Laurie Smith's book, The Dutch House at Bucksteep Manor, A Geometric Design and 18th Century Hand Tool Workshop covers the workshop he gave in Massachusetts in 2009 for the Timber Framers Guild. Laurie Smith is a timber framer, historian, and researcher of the use of geometric design in medieval England.
His workshop with Jack Sobon brought together "geometrical design methods and the use of 18th century hand tool techniques for the major timbers". (quote from the foreword of his book, p.iv)
Laurie Smith begins with analysis of the geometry used to design and frame 6 colonial Dutch houses in the Hudson River valley of New York. That understanding, based on measured drawings, became the basis for the frame built at the workshop.
Following the workshop Laurie Smith spoke at TFG's Eastern Conference in Saratoga Springs, NY. The frame of the Dutch house had been erected in the hotel auditorium, but Laurie did not refer directly to it, the course, or the research he had done to prepare. Instead he spoke about his work in England and Wales. It was fascinating.
I attended the conference specifically for his talk as I had read his articles in Timber Framing, the TFG journal. Later we began to correspond by e-mail. Our latest conversations have been about the Old First Church and the Luykas Van Alen House, both of which I have written about in this blog.
The drawings in the book of the regulating lines, the circle geometry of the 6 houses are clear and beautiful. For me they are a tutorial.

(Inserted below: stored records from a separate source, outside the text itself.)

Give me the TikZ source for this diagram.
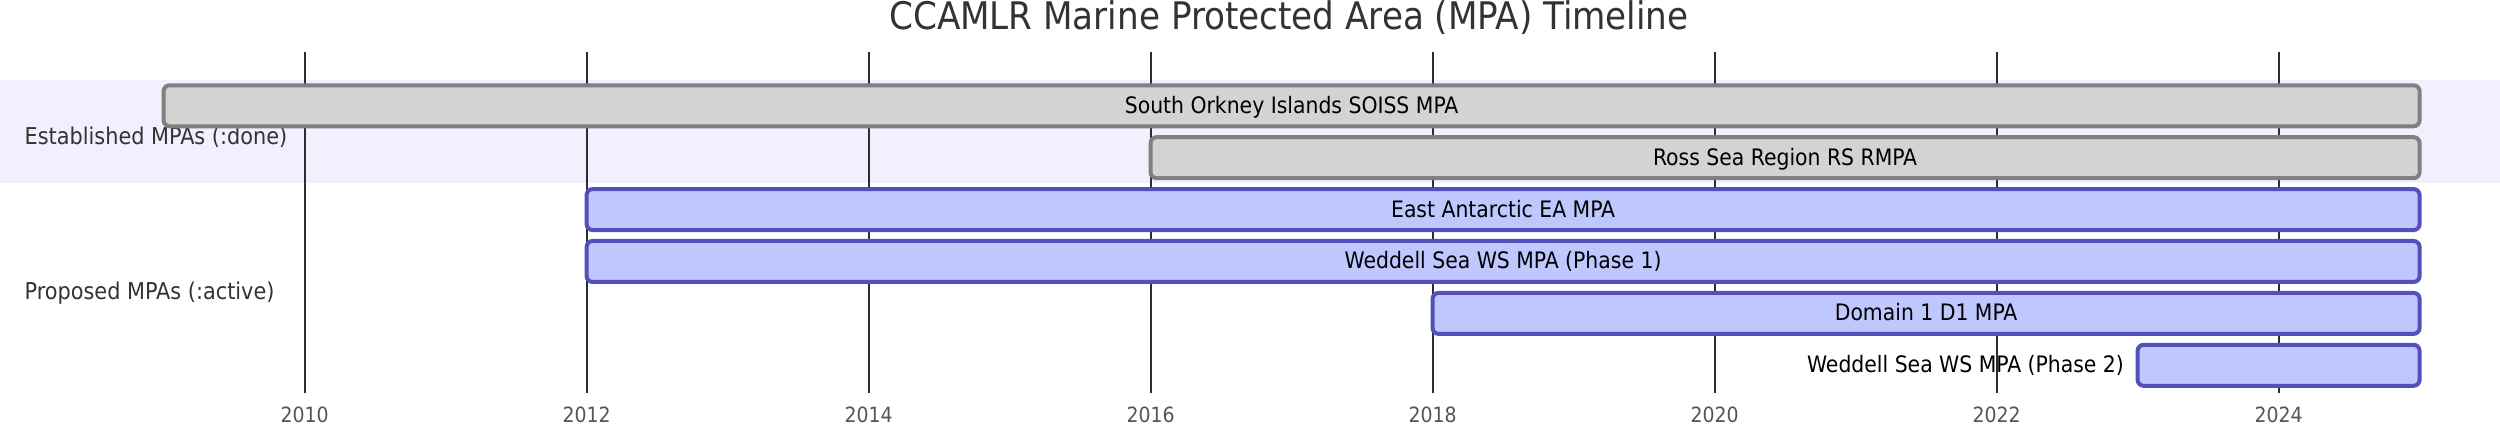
\documentclass[tikz,border=0pt]{standalone}
\usepackage{fontspec}
\setmainfont{DejaVu Sans Condensed}
\definecolor{bandfill}{RGB}{240,240,254}
\definecolor{donefill}{RGB}{211,211,211}
\definecolor{donestroke}{RGB}{128,128,128}
\definecolor{actfill}{RGB}{191,199,255}
\definecolor{actstroke}{RGB}{83,79,188}
\definecolor{titlecol}{RGB}{51,51,51}
\definecolor{gridcol}{RGB}{45,45,45}
\definecolor{tickcol}{RGB}{85,85,85}
\begin{document}
\begin{tikzpicture}[x=0.3pt,y=-0.3pt,
  donebar/.style={draw=donestroke,fill=donefill,line width=1.2pt,rounded corners=1.8pt},
  actbar/.style={draw=actstroke,fill=actfill,line width=1.2pt,rounded corners=1.8pt},
  gridline/.style={draw=gridcol,line width=0.55pt},
  ticklabel/.style={anchor=base,inner sep=0pt,text=tickcol,font=\fontsize{6.3}{7}\selectfont},
  seclabel/.style={anchor=base west,inner sep=0pt,text=titlecol,font=\fontsize{6.95}{8}\selectfont},
  barlabel/.style={anchor=base,inner sep=0pt,text=black,font=\fontsize{6.8}{8}\selectfont},
  outlabel/.style={anchor=base east,inner sep=0pt,text=black,font=\fontsize{6.8}{8}\selectfont},
  titlestyle/.style={anchor=base,inner sep=0pt,text=titlecol,font=\fontsize{11.4}{13}\selectfont}]
\useasboundingbox (0,0) rectangle (2500,425);
% section band
\fill[bandfill] (0,80) rectangle (2500,183.3);
% title
\node[titlestyle] (title) at (1289,30) {CCAMLR Marine Protected Area (MPA) Timeline};
% grid and ticks
\foreach \yr in {2010,2012,...,2024}{
  \draw[gridline] ({304.6+(\yr-2010)*141},52) -- ({304.6+(\yr-2010)*141},393);
  \node[ticklabel] (t\yr) at ({304.6+(\yr-2010)*141},423) {\yr};
}
% section labels
\node[seclabel] (sec1) at (24,144.3) {Established MPAs (:done)};
\node[seclabel] (sec2) at (24,299.3) {Proposed MPAs (:active)};
% bars
\draw[donebar] ({304.6+(2009-2010)*141},85.3) rectangle ({304.6+(2025-2010)*141},126.3);
\node[barlabel] (b1) at ({(304.6+(2009-2010)*141+304.6+(2025-2010)*141)/2},113.3) {South Orkney Islands SOISS MPA};
\draw[donebar] ({304.6+(2016-2010)*141},137.2) rectangle ({304.6+(2025-2010)*141},178.2);
\node[barlabel] (b2) at ({(304.6+(2016-2010)*141+304.6+(2025-2010)*141)/2},165.2) {Ross Sea Region RS RMPA};
\draw[actbar] ({304.6+(2012-2010)*141},189.1) rectangle ({304.6+(2025-2010)*141},230.1);
\node[barlabel] (b3) at ({(304.6+(2012-2010)*141+304.6+(2025-2010)*141)/2},217.1) {East Antarctic EA MPA};
\draw[actbar] ({304.6+(2012-2010)*141},241.0) rectangle ({304.6+(2025-2010)*141},282.0);
\node[barlabel] (b4) at ({(304.6+(2012-2010)*141+304.6+(2025-2010)*141)/2},269.0) {Weddell Sea WS MPA (Phase 1)};
\draw[actbar] ({304.6+(2018-2010)*141},292.9) rectangle ({304.6+(2025-2010)*141},333.9);
\node[barlabel] (b5) at ({(304.6+(2018-2010)*141+304.6+(2025-2010)*141)/2},320.9) {Domain 1 D1 MPA};
\draw[actbar] ({304.6+(2023-2010)*141},344.8) rectangle ({304.6+(2025-2010)*141},385.8);
\node[outlabel] (b6) at ({304.6+(2023-2010)*141-13},372.8) {Weddell Sea WS MPA (Phase 2)};
\end{tikzpicture}
\end{document}
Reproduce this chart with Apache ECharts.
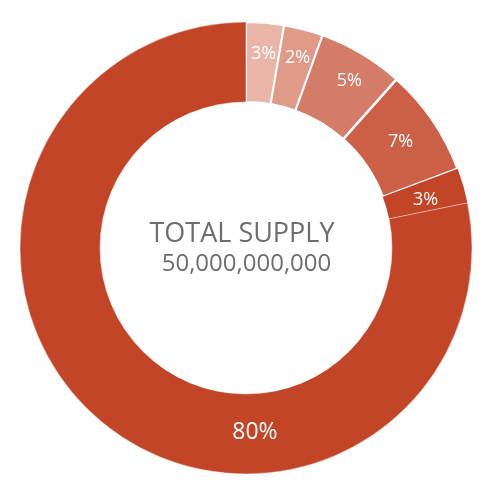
<!DOCTYPE html>
<html>
<head>
<meta charset="utf-8">
<script src="https://cdn.jsdelivr.net/npm/echarts@6/dist/echarts.min.js"></script>
<style>html,body{margin:0;padding:0;background:#fff}#c{width:494px;height:497px}</style>
</head>
<body>
<div id="c"></div>
<script>
var categories = ['A', 'B', 'C', 'D', 'E', 'F'];
var values = [2.7, 2.8, 6.1, 7.7, 2.5, 78.2];
var labels = ['3%', '2%', '5%', '7%', '3%', '80%'];
var colors = ['#E8B5A8', '#E09A88', '#D57C68', '#CC6047', '#C24527', '#C24527'];
var centerTitle = 'TOTAL SUPPLY';
var centerValue = '50,000,000,000';

// label placement tweaks (layout only)
var labelOffsets = [[1.5, -6.3], [3.5, -7.3], [6.5, -5], [-1.5, 0.7], [-2, 4.3], [128.5, 38]];

var chart = echarts.init(document.getElementById('c'));
var data = values.map(function (v, i) {
  var isLast = i === values.length - 1;
  return {
    name: categories[i],
    value: v,
    itemStyle: {
      color: colors[i],
      borderColor: isLast ? 'rgba(255,255,255,0.45)' : '#fff',
      borderWidth: isLast ? 1 : (i === 4 ? 0 : (i === 3 ? 2.5 : 2))
    },
    label: {
      formatter: labels[i],
      fontSize: isLast ? 23 : 18,
      offset: labelOffsets[i]
    }
  };
});
chart.setOption({
  animation: false,
  graphic: [
    { type: 'text', x: 242, y: 221, style: { text: centerTitle, fill: '#6e6e6e', font: '27px "Open Sans"', textAlign: 'center' } },
    { type: 'text', x: 246.5, y: 252.5, style: { text: centerValue, fill: '#6e6e6e', font: '24px "Open Sans"', textAlign: 'center' } }
  ],
  series: [{
    type: 'pie',
    center: [246, 248],
    radius: [146, 226],
    startAngle: 90,
    clockwise: true,
    label: {
      show: true,
      position: 'inside',
      color: '#fff',
      fontFamily: 'Open Sans'
    },
    labelLine: { show: false },
    emphasis: { disabled: true },
    data: data
  }]
});
</script>
</body>
</html>
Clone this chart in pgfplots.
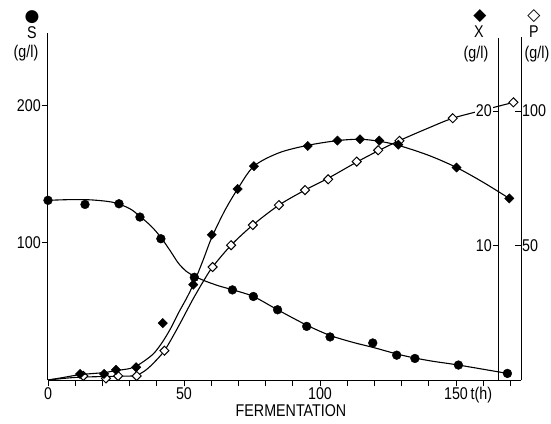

The measured drawings are also a gift. I am very familiar with colonial houses in eastern New England where I spent most of my life. I do not know as well the Dutch framing used in these 6 houses. It is similar to what I see in the part of the Hudson River watershed where I live today. Drawings such as these are not easy to come by, so I am reading them carefully. My thanks to Jack Sobon for the documentation.